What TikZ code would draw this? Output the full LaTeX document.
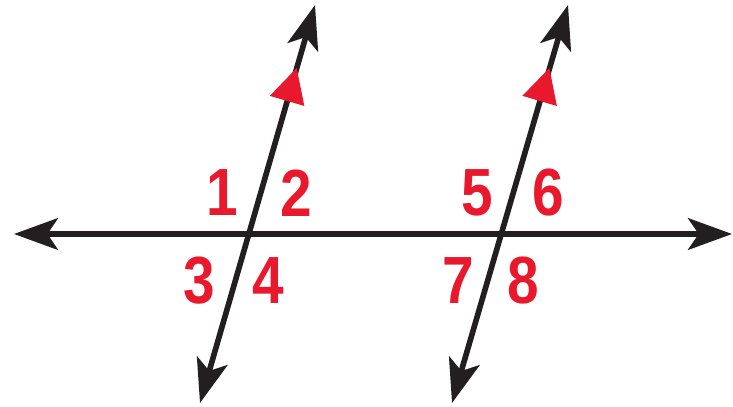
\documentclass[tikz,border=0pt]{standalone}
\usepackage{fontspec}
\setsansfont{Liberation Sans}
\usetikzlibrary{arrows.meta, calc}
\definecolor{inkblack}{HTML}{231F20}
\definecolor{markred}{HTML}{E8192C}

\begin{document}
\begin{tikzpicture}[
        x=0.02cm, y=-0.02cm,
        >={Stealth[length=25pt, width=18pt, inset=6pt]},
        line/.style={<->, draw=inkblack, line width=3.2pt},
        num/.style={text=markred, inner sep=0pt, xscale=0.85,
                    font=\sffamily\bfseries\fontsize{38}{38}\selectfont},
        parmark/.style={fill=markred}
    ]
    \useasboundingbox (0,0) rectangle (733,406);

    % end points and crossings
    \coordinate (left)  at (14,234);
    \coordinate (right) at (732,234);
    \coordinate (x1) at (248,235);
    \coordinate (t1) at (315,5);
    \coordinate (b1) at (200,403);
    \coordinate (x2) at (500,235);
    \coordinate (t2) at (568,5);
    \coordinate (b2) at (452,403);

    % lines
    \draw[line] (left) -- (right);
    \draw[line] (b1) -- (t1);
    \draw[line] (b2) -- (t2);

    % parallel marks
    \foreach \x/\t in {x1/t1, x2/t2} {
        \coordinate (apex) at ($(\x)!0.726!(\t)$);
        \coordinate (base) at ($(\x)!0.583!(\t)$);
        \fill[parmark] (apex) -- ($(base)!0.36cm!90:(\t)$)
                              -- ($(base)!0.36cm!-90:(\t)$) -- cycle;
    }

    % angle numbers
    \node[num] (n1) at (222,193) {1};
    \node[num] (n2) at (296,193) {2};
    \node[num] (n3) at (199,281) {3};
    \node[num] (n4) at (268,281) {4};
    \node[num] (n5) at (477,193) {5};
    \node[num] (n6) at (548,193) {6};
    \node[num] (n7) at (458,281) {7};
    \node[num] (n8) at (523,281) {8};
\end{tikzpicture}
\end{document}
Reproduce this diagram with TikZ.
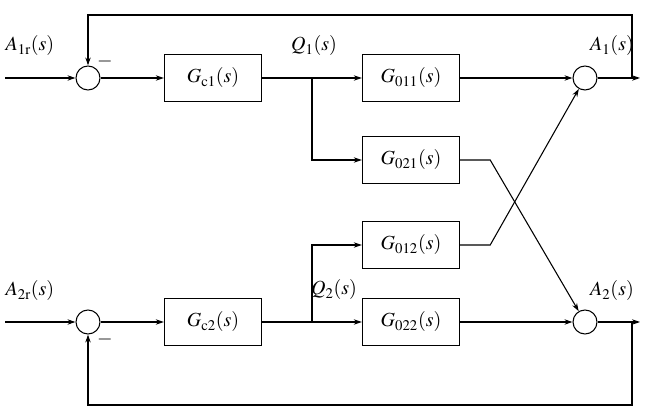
========================================
Directive – All records above are to be printed exactly, minus the pictures they contain.

Reply to the exercise –
What TikZ code would draw this? Output the full LaTeX document.
\documentclass[tikz,border=0pt]{standalone}
\usepackage{fontspec}
\setsansfont{Liberation Sans}
\usetikzlibrary{arrows.meta, calc}
\definecolor{inkblack}{HTML}{231F20}
\definecolor{markred}{HTML}{E8192C}

\begin{document}
\begin{tikzpicture}[
        x=0.02cm, y=-0.02cm,
        >={Stealth[length=25pt, width=18pt, inset=6pt]},
        line/.style={<->, draw=inkblack, line width=3.2pt},
        num/.style={text=markred, inner sep=0pt, xscale=0.85,
                    font=\sffamily\bfseries\fontsize{38}{38}\selectfont},
        parmark/.style={fill=markred}
    ]
    \useasboundingbox (0,0) rectangle (733,406);

    % end points and crossings
    \coordinate (left)  at (14,234);
    \coordinate (right) at (732,234);
    \coordinate (x1) at (248,235);
    \coordinate (t1) at (315,5);
    \coordinate (b1) at (200,403);
    \coordinate (x2) at (500,235);
    \coordinate (t2) at (568,5);
    \coordinate (b2) at (452,403);

    % lines
    \draw[line] (left) -- (right);
    \draw[line] (b1) -- (t1);
    \draw[line] (b2) -- (t2);

    % parallel marks
    \foreach \x/\t in {x1/t1, x2/t2} {
        \coordinate (apex) at ($(\x)!0.726!(\t)$);
        \coordinate (base) at ($(\x)!0.583!(\t)$);
        \fill[parmark] (apex) -- ($(base)!0.36cm!90:(\t)$)
                              -- ($(base)!0.36cm!-90:(\t)$) -- cycle;
    }

    % angle numbers
    \node[num] (n1) at (222,193) {1};
    \node[num] (n2) at (296,193) {2};
    \node[num] (n3) at (199,281) {3};
    \node[num] (n4) at (268,281) {4};
    \node[num] (n5) at (477,193) {5};
    \node[num] (n6) at (548,193) {6};
    \node[num] (n7) at (458,281) {7};
    \node[num] (n8) at (523,281) {8};
\end{tikzpicture}
\end{document}
Reproduce this diagram with TikZ.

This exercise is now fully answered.